If you adopt the label-based definition - and there are certainly worse options - it gives you one big problem: you can't use the word 'terrorist' yourself. If you feel that certain acts simply, unarguably are terrorist and you want to be able to say so, you may be better off with the fourth, critical definition. According to this final definition, 'terrorism' is a meaningless and highly politicised label, but we can make it meaningful by giving it a consistent definition. This definition should be something similar to the narrow definition, but applied across the board and without any unstated qualifications. So terrorism, according to the critical definition, would be "the premeditated use of violence aiming to cause fear in non-combatants so as to induce them to change their political behaviour, whatever the source of the violence is". A history of terrorism in Ireland written using the critical definition would not only exclude many actions by the IRA - it would include many actions by the British Army. This, from the point of view of an adherent of the critical definition, would be a good thing.
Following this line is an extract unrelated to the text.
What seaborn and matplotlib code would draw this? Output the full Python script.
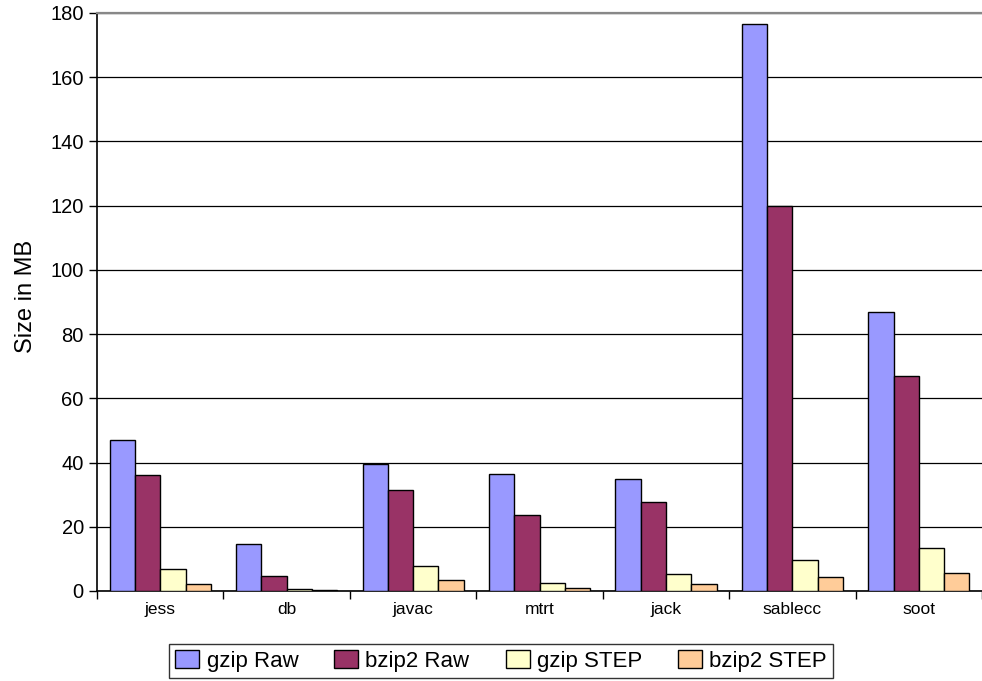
import numpy as np
import pandas as pd
import matplotlib
matplotlib.use("Agg")
import matplotlib.pyplot as plt
import seaborn as sns

categories = ["jess", "db", "javac", "mtrt", "jack", "sablecc", "soot"]
series = ["gzip Raw", "bzip2 Raw", "gzip STEP", "bzip2 STEP"]
gzip_raw = [46.9, 14.6, 39.7, 36.4, 35.0, 176.7, 86.8]
bzip2_raw = [36.0, 4.7, 31.4, 23.8, 27.8, 120.0, 67.1]
gzip_step = [7.0, 0.6, 7.8, 2.5, 5.3, 9.7, 13.4]
bzip2_step = [2.3, 0.3, 3.5, 1.0, 2.2, 4.3, 5.6]
colors = ["#9999FF", "#993366", "#FFFFCC", "#FFCC99"]
yticks = [0, 20, 40, 60, 80, 100, 120, 140, 160, 180]

values = [gzip_raw, bzip2_raw, gzip_step, bzip2_step]
rows = []
for s, vals in zip(series, values):
    for c, v in zip(categories, vals):
        rows.append({"category": c, "series": s, "value": v})
df = pd.DataFrame(rows)

sns.set_theme(style="white")
plt.rcParams["font.family"] = ["Liberation Sans", "DejaVu Sans"]

fig = plt.figure(figsize=(9.82, 6.81), dpi=100)
ax = fig.add_axes([97/982, 1-591/681, 885/982, 578/681])

sns.barplot(data=df, x="category", y="value", hue="series", order=categories,
            hue_order=series, palette=colors, width=0.8, edgecolor="black",
            linewidth=1.0, saturation=1.0, ax=ax, legend=True, zorder=3)

ax.set_ylim(0, 180)
ax.set_xlim(-0.5, -0.5 + 885/127.7)
ax.set_yticks(yticks)
ax.set_yticklabels([str(t) for t in yticks], fontsize=14.5, color="black")
ax.yaxis.grid(True, color="black", linewidth=0.9, zorder=0)
ax.set_axisbelow(True)
ax.tick_params(axis="y", direction="out", length=6, width=1, color="black", pad=3.5, left=True)
ax.set_xticks(range(len(categories)))
ax.set_xticklabels(categories, fontsize=12.5, color="black")
ax.tick_params(axis="x", which="major", length=0, pad=8)
ax.set_xticks(np.arange(-0.5, len(categories) + 0.5, 1.0), minor=True)
ax.tick_params(axis="x", which="minor", direction="out", length=6, width=1, color="black", bottom=True)
ax.set_xlabel("")
ax.set_ylabel("Size in MB", fontsize=17, color="black")
ax.yaxis.set_label_coords(-0.068, 0.51)

for side in ["left", "bottom"]:
    ax.spines[side].set_color("black")
    ax.spines[side].set_linewidth(1.2)
ax.spines["right"].set_visible(False)
ax.spines["top"].set_color("#888888")
ax.spines["top"].set_linewidth(1.6)

handles, labels = ax.get_legend_handles_labels()
ax.legend_.remove()
leg = fig.legend(handles, labels, loc="center", bbox_to_anchor=(501/982, 1-661/681),
                 ncol=4, fontsize=16, frameon=True, fancybox=False, edgecolor="black",
                 handlelength=1.08, handleheight=0.81, handletextpad=0.32, columnspacing=1.62,
                 borderpad=0.3)
leg.get_frame().set_linewidth(1.0)
for t in leg.get_texts():
    t.set_color("black")

fig.savefig("out.png", dpi=100, facecolor="white")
As I said at the outset, all definitions of terrorism are political - some are just more obviously political than others.

Read Richard Jackson's article - his argument is more subtle than my brief paraphrase suggests - and have a look at the Ganor paper, which takes a more traditional view. Also, do a bit of research on definitions of terrorism for the portfolio activity, and - most importantly - think about it for yourself: what do you think a definition of terrorism should include and exclude?